● **Directions for this task**: Repeat exactly the lines running from the first line of the data to the line containing "midfont] (per) at", both ends included, and nothing else; drop the pictures.

● **Given information**:
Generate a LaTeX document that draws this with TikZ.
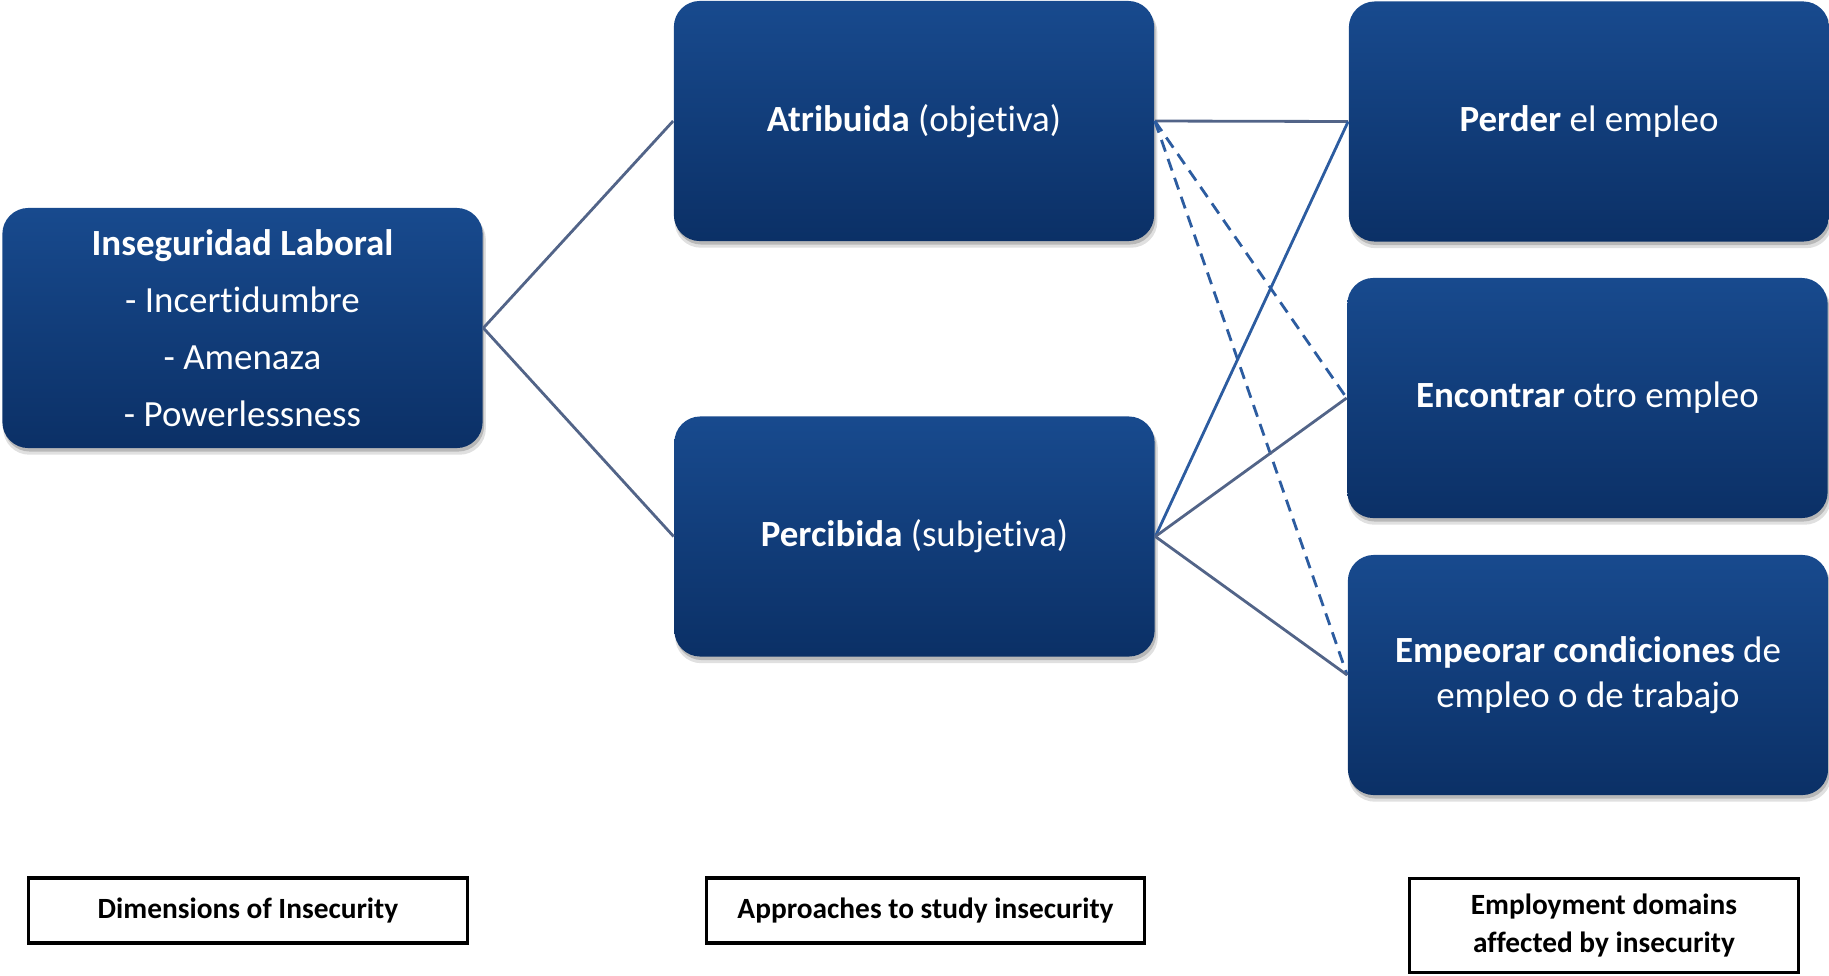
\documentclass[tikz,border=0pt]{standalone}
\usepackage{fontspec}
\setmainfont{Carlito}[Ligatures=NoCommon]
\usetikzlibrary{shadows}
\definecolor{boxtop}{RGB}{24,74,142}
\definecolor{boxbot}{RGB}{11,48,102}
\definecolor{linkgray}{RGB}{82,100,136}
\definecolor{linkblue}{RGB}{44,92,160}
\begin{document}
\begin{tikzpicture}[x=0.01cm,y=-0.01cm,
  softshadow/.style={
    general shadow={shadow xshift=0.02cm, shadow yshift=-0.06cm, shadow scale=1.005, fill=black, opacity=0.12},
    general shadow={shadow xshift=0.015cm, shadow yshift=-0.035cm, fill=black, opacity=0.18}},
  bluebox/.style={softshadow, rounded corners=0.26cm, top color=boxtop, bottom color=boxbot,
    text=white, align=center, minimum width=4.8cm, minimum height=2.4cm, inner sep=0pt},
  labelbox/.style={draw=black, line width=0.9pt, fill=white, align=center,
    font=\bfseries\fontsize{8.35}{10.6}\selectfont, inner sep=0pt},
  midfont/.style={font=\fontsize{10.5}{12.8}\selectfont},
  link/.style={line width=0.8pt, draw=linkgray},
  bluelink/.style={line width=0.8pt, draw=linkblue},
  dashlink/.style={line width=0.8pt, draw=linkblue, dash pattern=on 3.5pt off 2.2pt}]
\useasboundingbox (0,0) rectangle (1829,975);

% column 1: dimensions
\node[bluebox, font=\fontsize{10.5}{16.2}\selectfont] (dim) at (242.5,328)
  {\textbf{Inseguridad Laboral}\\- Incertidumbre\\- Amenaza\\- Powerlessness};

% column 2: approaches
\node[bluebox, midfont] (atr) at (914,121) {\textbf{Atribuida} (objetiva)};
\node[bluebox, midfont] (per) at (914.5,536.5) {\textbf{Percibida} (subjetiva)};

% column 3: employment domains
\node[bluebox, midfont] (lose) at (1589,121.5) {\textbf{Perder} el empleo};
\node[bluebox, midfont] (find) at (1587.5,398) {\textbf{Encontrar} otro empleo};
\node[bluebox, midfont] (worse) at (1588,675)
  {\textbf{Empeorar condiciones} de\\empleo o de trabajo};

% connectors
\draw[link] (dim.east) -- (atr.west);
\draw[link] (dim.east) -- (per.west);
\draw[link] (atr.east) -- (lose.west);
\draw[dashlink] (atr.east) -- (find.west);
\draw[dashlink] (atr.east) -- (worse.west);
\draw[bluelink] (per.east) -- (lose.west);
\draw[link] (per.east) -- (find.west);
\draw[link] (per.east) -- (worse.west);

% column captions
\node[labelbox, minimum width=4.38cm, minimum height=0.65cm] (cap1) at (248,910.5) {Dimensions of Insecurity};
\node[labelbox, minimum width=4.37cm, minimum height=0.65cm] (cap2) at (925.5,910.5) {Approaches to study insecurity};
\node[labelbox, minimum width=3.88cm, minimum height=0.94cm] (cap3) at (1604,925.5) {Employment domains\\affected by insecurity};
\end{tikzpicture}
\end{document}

● **Output for this exercise**:
Generate a LaTeX document that draws this with TikZ.
\documentclass[tikz,border=0pt]{standalone}
\usepackage{fontspec}
\setmainfont{Carlito}[Ligatures=NoCommon]
\usetikzlibrary{shadows}
\definecolor{boxtop}{RGB}{24,74,142}
\definecolor{boxbot}{RGB}{11,48,102}
\definecolor{linkgray}{RGB}{82,100,136}
\definecolor{linkblue}{RGB}{44,92,160}
\begin{document}
\begin{tikzpicture}[x=0.01cm,y=-0.01cm,
  softshadow/.style={
    general shadow={shadow xshift=0.02cm, shadow yshift=-0.06cm, shadow scale=1.005, fill=black, opacity=0.12},
    general shadow={shadow xshift=0.015cm, shadow yshift=-0.035cm, fill=black, opacity=0.18}},
  bluebox/.style={softshadow, rounded corners=0.26cm, top color=boxtop, bottom color=boxbot,
    text=white, align=center, minimum width=4.8cm, minimum height=2.4cm, inner sep=0pt},
  labelbox/.style={draw=black, line width=0.9pt, fill=white, align=center,
    font=\bfseries\fontsize{8.35}{10.6}\selectfont, inner sep=0pt},
  midfont/.style={font=\fontsize{10.5}{12.8}\selectfont},
  link/.style={line width=0.8pt, draw=linkgray},
  bluelink/.style={line width=0.8pt, draw=linkblue},
  dashlink/.style={line width=0.8pt, draw=linkblue, dash pattern=on 3.5pt off 2.2pt}]
\useasboundingbox (0,0) rectangle (1829,975);

% column 1: dimensions
\node[bluebox, font=\fontsize{10.5}{16.2}\selectfont] (dim) at (242.5,328)
  {\textbf{Inseguridad Laboral}\\- Incertidumbre\\- Amenaza\\- Powerlessness};

% column 2: approaches
\node[bluebox, midfont] (atr) at (914,121) {\textbf{Atribuida} (objetiva)};
\node[bluebox, midfont] (per) at (914.5,536.5) {\textbf{Percibida} (subjetiva)};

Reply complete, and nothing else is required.